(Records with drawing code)
═══

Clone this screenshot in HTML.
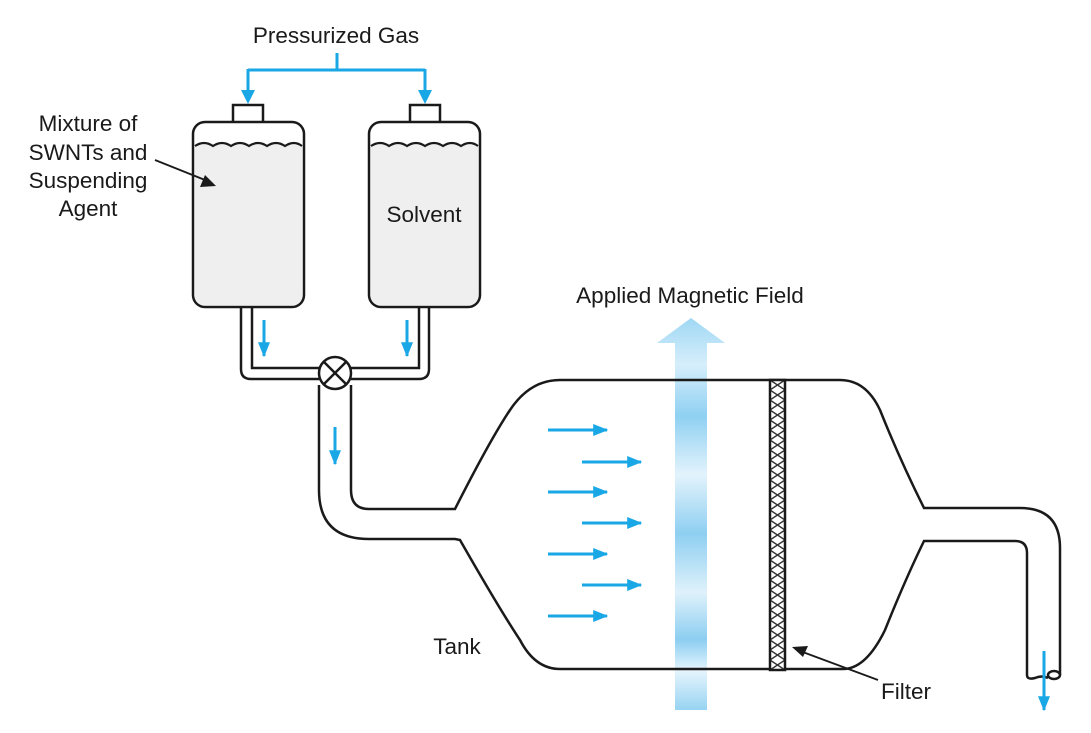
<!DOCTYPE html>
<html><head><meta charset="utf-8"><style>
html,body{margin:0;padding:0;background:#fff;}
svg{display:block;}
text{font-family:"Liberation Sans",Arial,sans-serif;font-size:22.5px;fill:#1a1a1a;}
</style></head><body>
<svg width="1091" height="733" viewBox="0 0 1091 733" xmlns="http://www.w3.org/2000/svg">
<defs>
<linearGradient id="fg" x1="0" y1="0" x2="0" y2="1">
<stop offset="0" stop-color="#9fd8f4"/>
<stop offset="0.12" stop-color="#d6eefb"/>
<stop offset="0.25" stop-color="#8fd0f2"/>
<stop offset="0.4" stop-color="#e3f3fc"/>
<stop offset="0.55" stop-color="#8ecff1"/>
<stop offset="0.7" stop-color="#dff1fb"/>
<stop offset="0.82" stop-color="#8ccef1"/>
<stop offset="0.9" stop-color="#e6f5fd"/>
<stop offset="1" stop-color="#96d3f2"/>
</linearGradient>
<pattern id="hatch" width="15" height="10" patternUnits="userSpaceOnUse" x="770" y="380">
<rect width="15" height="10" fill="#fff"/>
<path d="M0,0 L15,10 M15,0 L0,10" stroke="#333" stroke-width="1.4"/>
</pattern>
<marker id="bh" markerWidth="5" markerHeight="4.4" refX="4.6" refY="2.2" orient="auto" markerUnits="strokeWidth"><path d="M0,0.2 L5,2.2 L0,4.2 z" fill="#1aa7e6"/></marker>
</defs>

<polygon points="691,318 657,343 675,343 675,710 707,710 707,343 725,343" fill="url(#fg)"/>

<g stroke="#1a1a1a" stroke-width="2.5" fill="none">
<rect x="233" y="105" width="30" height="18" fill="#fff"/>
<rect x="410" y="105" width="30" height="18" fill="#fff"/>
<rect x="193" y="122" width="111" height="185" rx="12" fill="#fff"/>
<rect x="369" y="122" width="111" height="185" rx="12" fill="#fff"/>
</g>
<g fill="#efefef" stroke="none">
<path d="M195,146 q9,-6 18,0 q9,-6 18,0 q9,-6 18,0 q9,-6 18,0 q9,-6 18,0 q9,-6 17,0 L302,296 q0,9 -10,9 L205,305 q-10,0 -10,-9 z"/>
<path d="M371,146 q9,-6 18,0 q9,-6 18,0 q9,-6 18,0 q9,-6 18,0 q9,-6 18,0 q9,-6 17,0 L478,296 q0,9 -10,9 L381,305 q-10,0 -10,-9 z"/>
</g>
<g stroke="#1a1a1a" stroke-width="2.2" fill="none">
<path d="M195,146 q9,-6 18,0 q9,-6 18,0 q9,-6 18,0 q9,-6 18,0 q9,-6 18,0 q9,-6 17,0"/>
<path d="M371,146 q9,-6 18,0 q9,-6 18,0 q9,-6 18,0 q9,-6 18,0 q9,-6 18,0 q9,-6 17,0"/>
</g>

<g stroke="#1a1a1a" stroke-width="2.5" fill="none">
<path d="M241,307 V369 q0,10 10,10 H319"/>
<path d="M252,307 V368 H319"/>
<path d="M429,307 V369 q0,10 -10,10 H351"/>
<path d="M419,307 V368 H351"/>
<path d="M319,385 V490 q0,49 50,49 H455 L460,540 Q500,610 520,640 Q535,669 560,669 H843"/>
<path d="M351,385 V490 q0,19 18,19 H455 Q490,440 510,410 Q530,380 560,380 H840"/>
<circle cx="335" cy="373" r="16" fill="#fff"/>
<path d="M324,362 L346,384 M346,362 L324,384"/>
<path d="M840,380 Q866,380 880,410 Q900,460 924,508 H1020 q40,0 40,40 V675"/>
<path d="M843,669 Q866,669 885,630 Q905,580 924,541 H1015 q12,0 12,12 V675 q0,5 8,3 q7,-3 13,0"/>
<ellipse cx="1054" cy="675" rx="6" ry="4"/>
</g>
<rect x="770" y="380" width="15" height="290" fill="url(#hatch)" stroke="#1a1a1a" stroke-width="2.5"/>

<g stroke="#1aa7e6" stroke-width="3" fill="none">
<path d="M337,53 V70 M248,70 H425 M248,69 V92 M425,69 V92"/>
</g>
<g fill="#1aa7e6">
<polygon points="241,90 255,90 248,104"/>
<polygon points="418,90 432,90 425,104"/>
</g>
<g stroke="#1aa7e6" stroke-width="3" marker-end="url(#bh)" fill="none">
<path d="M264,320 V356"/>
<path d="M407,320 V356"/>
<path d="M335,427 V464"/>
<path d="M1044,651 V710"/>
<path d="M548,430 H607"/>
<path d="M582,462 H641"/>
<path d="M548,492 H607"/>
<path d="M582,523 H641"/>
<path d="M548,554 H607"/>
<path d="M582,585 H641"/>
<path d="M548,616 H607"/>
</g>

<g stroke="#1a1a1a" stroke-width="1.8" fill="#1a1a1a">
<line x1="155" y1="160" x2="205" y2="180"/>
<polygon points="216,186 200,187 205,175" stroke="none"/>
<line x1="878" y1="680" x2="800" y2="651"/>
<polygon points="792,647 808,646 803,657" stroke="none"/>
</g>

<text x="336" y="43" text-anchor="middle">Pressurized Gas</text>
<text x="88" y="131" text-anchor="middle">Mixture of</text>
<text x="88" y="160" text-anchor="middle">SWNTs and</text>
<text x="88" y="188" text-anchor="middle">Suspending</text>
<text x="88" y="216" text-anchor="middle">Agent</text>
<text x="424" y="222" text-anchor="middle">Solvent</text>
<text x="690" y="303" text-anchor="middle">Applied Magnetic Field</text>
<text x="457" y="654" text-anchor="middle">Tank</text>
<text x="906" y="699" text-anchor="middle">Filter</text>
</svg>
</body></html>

═══

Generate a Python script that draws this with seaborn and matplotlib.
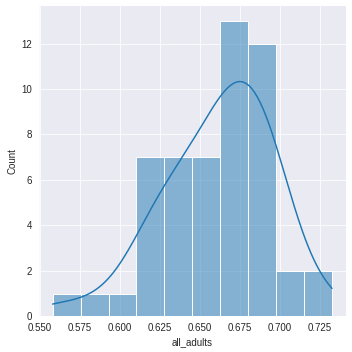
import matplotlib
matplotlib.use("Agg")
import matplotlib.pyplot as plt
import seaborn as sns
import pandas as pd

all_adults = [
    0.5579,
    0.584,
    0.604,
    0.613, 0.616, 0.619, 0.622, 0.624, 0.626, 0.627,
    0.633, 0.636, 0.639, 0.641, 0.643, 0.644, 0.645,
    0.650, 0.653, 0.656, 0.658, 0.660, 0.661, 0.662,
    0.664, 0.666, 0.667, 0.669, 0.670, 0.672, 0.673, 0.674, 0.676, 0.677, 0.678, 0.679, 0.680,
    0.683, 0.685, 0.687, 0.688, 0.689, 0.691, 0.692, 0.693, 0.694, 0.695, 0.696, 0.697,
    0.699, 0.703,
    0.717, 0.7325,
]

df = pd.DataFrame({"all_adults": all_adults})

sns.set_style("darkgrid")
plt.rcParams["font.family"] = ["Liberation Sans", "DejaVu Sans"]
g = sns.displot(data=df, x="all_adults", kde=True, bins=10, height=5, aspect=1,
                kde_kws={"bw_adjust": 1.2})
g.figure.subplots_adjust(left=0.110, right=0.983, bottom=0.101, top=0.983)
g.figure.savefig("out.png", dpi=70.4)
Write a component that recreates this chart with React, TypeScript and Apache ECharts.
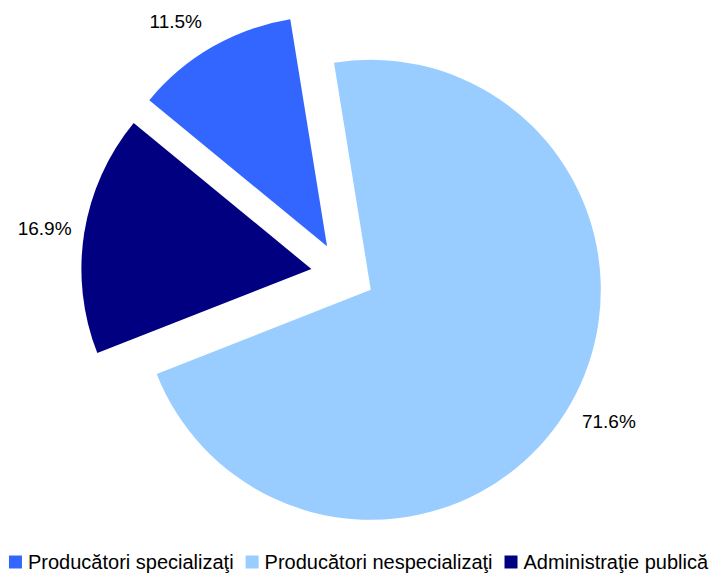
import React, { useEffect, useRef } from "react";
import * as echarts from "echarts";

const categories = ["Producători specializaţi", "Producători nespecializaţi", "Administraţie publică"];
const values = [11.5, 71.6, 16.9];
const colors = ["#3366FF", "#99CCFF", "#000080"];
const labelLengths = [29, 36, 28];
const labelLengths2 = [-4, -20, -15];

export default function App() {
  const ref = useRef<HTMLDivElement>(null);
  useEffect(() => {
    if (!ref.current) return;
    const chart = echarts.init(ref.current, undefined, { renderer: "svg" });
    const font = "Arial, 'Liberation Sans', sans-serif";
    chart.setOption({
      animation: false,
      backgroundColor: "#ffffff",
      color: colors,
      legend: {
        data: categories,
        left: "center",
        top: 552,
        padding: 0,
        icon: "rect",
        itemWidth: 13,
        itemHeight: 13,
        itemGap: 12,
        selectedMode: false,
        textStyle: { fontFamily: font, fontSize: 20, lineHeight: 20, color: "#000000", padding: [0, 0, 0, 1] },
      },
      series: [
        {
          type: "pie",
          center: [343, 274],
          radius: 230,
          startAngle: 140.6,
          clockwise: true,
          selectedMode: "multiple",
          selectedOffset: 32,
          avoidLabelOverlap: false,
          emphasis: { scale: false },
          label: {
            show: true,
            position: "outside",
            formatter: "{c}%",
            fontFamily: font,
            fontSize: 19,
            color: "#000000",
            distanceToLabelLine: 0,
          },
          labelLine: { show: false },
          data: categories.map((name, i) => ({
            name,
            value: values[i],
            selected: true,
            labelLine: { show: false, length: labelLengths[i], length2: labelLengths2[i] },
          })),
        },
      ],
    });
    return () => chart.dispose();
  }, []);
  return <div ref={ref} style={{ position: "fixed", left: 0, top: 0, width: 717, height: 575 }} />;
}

═══

▶ _WHAT TO PRODUCE_
Using the data above, copy exactly the lines from the one containing "Write a component" to the one containing "const labelLengths2 = [-4, -20, -15];", inclusive. Exclude the pictures.

▶ _TASK SOLUTION_
Write a component that recreates this chart with React, TypeScript and Apache ECharts.
import React, { useEffect, useRef } from "react";
import * as echarts from "echarts";

const categories = ["Producători specializaţi", "Producători nespecializaţi", "Administraţie publică"];
const values = [11.5, 71.6, 16.9];
const colors = ["#3366FF", "#99CCFF", "#000080"];
const labelLengths = [29, 36, 28];
const labelLengths2 = [-4, -20, -15];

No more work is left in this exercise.